**JOB**
Copy out all the data, word for word.

BEGIN COLLECTED DATA

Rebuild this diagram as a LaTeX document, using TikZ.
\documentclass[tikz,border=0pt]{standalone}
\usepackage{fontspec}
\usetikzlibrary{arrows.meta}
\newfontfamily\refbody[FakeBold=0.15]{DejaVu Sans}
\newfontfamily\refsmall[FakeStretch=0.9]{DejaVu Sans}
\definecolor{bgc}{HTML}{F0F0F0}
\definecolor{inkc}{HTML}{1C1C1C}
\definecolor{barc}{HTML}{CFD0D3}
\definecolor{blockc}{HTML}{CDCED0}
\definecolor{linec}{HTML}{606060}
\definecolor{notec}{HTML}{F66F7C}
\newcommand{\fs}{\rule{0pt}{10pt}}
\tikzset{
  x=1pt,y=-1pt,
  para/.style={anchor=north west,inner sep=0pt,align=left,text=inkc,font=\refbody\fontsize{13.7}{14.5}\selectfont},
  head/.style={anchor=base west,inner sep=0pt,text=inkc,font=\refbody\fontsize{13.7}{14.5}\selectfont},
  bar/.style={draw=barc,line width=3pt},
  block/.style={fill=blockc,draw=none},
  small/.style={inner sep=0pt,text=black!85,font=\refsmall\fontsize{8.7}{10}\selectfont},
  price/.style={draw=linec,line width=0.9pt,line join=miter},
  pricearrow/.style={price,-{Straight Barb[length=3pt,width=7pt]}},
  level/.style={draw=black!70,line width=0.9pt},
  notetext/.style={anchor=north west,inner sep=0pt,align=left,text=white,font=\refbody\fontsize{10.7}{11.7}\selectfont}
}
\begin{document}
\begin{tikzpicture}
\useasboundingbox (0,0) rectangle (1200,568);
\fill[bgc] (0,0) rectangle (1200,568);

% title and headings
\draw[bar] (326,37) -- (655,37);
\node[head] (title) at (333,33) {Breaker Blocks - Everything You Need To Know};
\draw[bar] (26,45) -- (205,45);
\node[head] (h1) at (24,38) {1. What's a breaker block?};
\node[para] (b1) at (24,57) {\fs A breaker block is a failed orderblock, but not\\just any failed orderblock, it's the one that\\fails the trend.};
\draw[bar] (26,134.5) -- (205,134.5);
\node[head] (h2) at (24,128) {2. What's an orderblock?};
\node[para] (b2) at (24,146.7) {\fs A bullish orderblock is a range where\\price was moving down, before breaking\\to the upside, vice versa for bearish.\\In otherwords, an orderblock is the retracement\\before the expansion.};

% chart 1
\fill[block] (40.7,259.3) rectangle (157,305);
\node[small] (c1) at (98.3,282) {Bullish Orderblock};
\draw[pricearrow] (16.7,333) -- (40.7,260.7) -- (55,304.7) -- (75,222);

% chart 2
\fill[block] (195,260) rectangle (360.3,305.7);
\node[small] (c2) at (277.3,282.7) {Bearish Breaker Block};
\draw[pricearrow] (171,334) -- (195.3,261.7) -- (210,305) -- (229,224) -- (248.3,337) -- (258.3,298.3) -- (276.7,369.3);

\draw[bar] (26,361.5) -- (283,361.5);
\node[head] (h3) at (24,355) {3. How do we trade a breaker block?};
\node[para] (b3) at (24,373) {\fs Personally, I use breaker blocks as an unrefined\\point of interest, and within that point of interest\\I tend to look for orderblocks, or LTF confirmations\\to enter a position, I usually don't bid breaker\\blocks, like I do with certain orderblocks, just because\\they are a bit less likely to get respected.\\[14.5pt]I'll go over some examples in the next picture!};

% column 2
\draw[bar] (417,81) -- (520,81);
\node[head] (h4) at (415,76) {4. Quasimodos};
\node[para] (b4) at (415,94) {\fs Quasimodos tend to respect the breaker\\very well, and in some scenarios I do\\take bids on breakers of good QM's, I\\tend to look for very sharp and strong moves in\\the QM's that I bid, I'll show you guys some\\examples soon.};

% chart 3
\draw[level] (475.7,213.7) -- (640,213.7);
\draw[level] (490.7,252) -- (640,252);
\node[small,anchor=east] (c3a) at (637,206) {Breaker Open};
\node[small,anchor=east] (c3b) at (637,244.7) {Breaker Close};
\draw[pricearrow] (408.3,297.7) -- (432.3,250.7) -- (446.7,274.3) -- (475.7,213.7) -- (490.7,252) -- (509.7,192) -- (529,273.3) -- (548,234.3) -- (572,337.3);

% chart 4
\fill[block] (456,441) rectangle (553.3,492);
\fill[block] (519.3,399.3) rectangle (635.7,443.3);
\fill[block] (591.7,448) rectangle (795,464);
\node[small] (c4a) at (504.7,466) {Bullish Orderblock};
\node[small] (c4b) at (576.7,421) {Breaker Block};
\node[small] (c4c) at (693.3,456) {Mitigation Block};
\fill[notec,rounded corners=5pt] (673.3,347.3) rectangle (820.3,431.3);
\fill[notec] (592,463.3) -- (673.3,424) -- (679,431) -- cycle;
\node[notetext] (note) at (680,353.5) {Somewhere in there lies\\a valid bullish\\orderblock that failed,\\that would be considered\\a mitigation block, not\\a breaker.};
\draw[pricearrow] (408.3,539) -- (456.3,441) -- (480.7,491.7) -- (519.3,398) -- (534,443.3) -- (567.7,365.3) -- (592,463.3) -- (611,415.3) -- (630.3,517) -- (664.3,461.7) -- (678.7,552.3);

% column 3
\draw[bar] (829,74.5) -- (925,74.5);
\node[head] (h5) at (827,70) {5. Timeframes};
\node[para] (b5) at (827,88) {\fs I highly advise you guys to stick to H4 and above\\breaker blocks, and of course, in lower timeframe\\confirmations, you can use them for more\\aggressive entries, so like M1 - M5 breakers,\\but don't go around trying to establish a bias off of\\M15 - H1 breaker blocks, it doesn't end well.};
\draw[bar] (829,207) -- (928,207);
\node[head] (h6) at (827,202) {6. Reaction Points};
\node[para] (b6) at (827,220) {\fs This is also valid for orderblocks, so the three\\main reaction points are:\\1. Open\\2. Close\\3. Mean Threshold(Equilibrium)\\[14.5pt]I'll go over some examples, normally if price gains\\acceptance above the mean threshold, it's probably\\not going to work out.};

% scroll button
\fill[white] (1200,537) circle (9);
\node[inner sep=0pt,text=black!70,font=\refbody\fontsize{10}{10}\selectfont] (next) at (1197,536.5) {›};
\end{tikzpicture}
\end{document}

END COLLECTED DATA

**WORKED ANSWER**
Rebuild this diagram as a LaTeX document, using TikZ.
\documentclass[tikz,border=0pt]{standalone}
\usepackage{fontspec}
\usetikzlibrary{arrows.meta}
\newfontfamily\refbody[FakeBold=0.15]{DejaVu Sans}
\newfontfamily\refsmall[FakeStretch=0.9]{DejaVu Sans}
\definecolor{bgc}{HTML}{F0F0F0}
\definecolor{inkc}{HTML}{1C1C1C}
\definecolor{barc}{HTML}{CFD0D3}
\definecolor{blockc}{HTML}{CDCED0}
\definecolor{linec}{HTML}{606060}
\definecolor{notec}{HTML}{F66F7C}
\newcommand{\fs}{\rule{0pt}{10pt}}
\tikzset{
  x=1pt,y=-1pt,
  para/.style={anchor=north west,inner sep=0pt,align=left,text=inkc,font=\refbody\fontsize{13.7}{14.5}\selectfont},
  head/.style={anchor=base west,inner sep=0pt,text=inkc,font=\refbody\fontsize{13.7}{14.5}\selectfont},
  bar/.style={draw=barc,line width=3pt},
  block/.style={fill=blockc,draw=none},
  small/.style={inner sep=0pt,text=black!85,font=\refsmall\fontsize{8.7}{10}\selectfont},
  price/.style={draw=linec,line width=0.9pt,line join=miter},
  pricearrow/.style={price,-{Straight Barb[length=3pt,width=7pt]}},
  level/.style={draw=black!70,line width=0.9pt},
  notetext/.style={anchor=north west,inner sep=0pt,align=left,text=white,font=\refbody\fontsize{10.7}{11.7}\selectfont}
}
\begin{document}
\begin{tikzpicture}
\useasboundingbox (0,0) rectangle (1200,568);
\fill[bgc] (0,0) rectangle (1200,568);

% title and headings
\draw[bar] (326,37) -- (655,37);
\node[head] (title) at (333,33) {Breaker Blocks - Everything You Need To Know};
\draw[bar] (26,45) -- (205,45);
\node[head] (h1) at (24,38) {1. What's a breaker block?};
\node[para] (b1) at (24,57) {\fs A breaker block is a failed orderblock, but not\\just any failed orderblock, it's the one that\\fails the trend.};
\draw[bar] (26,134.5) -- (205,134.5);
\node[head] (h2) at (24,128) {2. What's an orderblock?};
\node[para] (b2) at (24,146.7) {\fs A bullish orderblock is a range where\\price was moving down, before breaking\\to the upside, vice versa for bearish.\\In otherwords, an orderblock is the retracement\\before the expansion.};

% chart 1
\fill[block] (40.7,259.3) rectangle (157,305);
\node[small] (c1) at (98.3,282) {Bullish Orderblock};
\draw[pricearrow] (16.7,333) -- (40.7,260.7) -- (55,304.7) -- (75,222);

% chart 2
\fill[block] (195,260) rectangle (360.3,305.7);
\node[small] (c2) at (277.3,282.7) {Bearish Breaker Block};
\draw[pricearrow] (171,334) -- (195.3,261.7) -- (210,305) -- (229,224) -- (248.3,337) -- (258.3,298.3) -- (276.7,369.3);

\draw[bar] (26,361.5) -- (283,361.5);
\node[head] (h3) at (24,355) {3. How do we trade a breaker block?};
\node[para] (b3) at (24,373) {\fs Personally, I use breaker blocks as an unrefined\\point of interest, and within that point of interest\\I tend to look for orderblocks, or LTF confirmations\\to enter a position, I usually don't bid breaker\\blocks, like I do with certain orderblocks, just because\\they are a bit less likely to get respected.\\[14.5pt]I'll go over some examples in the next picture!};

% column 2
\draw[bar] (417,81) -- (520,81);
\node[head] (h4) at (415,76) {4. Quasimodos};
\node[para] (b4) at (415,94) {\fs Quasimodos tend to respect the breaker\\very well, and in some scenarios I do\\take bids on breakers of good QM's, I\\tend to look for very sharp and strong moves in\\the QM's that I bid, I'll show you guys some\\examples soon.};

% chart 3
\draw[level] (475.7,213.7) -- (640,213.7);
\draw[level] (490.7,252) -- (640,252);
\node[small,anchor=east] (c3a) at (637,206) {Breaker Open};
\node[small,anchor=east] (c3b) at (637,244.7) {Breaker Close};
\draw[pricearrow] (408.3,297.7) -- (432.3,250.7) -- (446.7,274.3) -- (475.7,213.7) -- (490.7,252) -- (509.7,192) -- (529,273.3) -- (548,234.3) -- (572,337.3);

% chart 4
\fill[block] (456,441) rectangle (553.3,492);
\fill[block] (519.3,399.3) rectangle (635.7,443.3);
\fill[block] (591.7,448) rectangle (795,464);
\node[small] (c4a) at (504.7,466) {Bullish Orderblock};
\node[small] (c4b) at (576.7,421) {Breaker Block};
\node[small] (c4c) at (693.3,456) {Mitigation Block};
\fill[notec,rounded corners=5pt] (673.3,347.3) rectangle (820.3,431.3);
\fill[notec] (592,463.3) -- (673.3,424) -- (679,431) -- cycle;
\node[notetext] (note) at (680,353.5) {Somewhere in there lies\\a valid bullish\\orderblock that failed,\\that would be considered\\a mitigation block, not\\a breaker.};
\draw[pricearrow] (408.3,539) -- (456.3,441) -- (480.7,491.7) -- (519.3,398) -- (534,443.3) -- (567.7,365.3) -- (592,463.3) -- (611,415.3) -- (630.3,517) -- (664.3,461.7) -- (678.7,552.3);

% column 3
\draw[bar] (829,74.5) -- (925,74.5);
\node[head] (h5) at (827,70) {5. Timeframes};
\node[para] (b5) at (827,88) {\fs I highly advise you guys to stick to H4 and above\\breaker blocks, and of course, in lower timeframe\\confirmations, you can use them for more\\aggressive entries, so like M1 - M5 breakers,\\but don't go around trying to establish a bias off of\\M15 - H1 breaker blocks, it doesn't end well.};
\draw[bar] (829,207) -- (928,207);
\node[head] (h6) at (827,202) {6. Reaction Points};
\node[para] (b6) at (827,220) {\fs This is also valid for orderblocks, so the three\\main reaction points are:\\1. Open\\2. Close\\3. Mean Threshold(Equilibrium)\\[14.5pt]I'll go over some examples, normally if price gains\\acceptance above the mean threshold, it's probably\\not going to work out.};

% scroll button
\fill[white] (1200,537) circle (9);
\node[inner sep=0pt,text=black!70,font=\refbody\fontsize{10}{10}\selectfont] (next) at (1197,536.5) {›};
\end{tikzpicture}
\end{document}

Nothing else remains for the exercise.